1ETHICS [Internet Enclyclopedia of Philosophy] James Fieser, Ph.D., fundador e editor geral, Bradley Dowden, Ph.D., editor geral - http://www.iep.utm.edu/e/ethics.htm – Acesso em 07 de março de 2008.

2É interessante notar que o Prof. José Roberto Goldim, da UFRGS, discorda deste ponto de vista, afirmando que a noção de que a ética está circunscrita apenas aos seres humanos é ultrapassada e que nossos “parentes próximos” são capazes de demonstrar um comportamento ético. GOLDIN, J. R. [Ética] UFRGS. http://www.ufrgs.br/bioetica/etica.htm - Acesso em 07 de março de 2008.

3WALSH, Bruce. [Extinction]. Bioscience at University of Arizona. http://nitro.biosci.arizona.edu/courses/
EEB105/lectures/extinction/extinction.html - acesso em 26 de julho de 2006 apud EXTINTION. Wikipedia, the free encyclopedia, http://en.wikipedia.org/wiki/Extinction - Acesso em 07 de março de 2008.



Adendo:

Fiquei intrigado com a expressão "dimensão ética" e seu significado. Estava pensando sobre isso enquanto lia o texto Sobre a dimensão ética na formação do educador, de Marlene Santosi, que cita até uma dimensão afetiva.

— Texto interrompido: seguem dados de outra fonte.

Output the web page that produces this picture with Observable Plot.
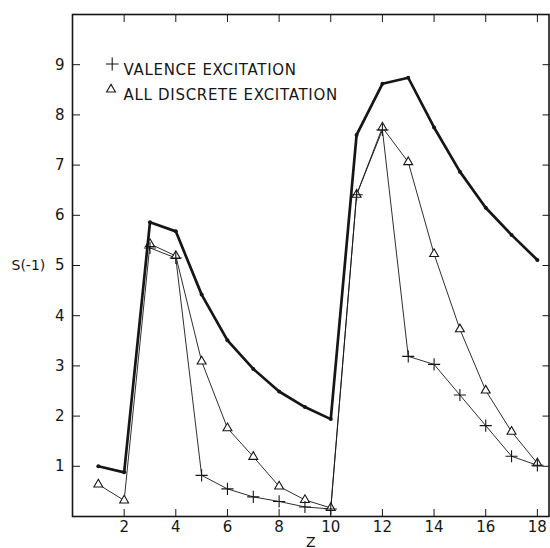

As coisas tornaram-se mais claras e me dei conta de uma solução lingüística simples para o enunciado da pergunta do trabalho.
Se considerarmos:
Seria possível a Alfredo vivenciar o que consideramos a dimensão ética dos [outros] homens?
A resposta é não... Pelo menos até seu resgate.

Agora, se considerarmos:
Seria possível a Alfredo vivenciar o que consideramos a dimensão ética dos homens? - dando amplo sentido a palavra homens enquanto humanidade, aí entra a questão do silogismo proposto na minha resposta.

Logo, depende do significado que se dá a palavra "homens."
Quanto a dimensão ética, só posso imaginar que se trate dos aspectos gerais comuns que a ética assume para a humanidade como um todo, sua atual concepção.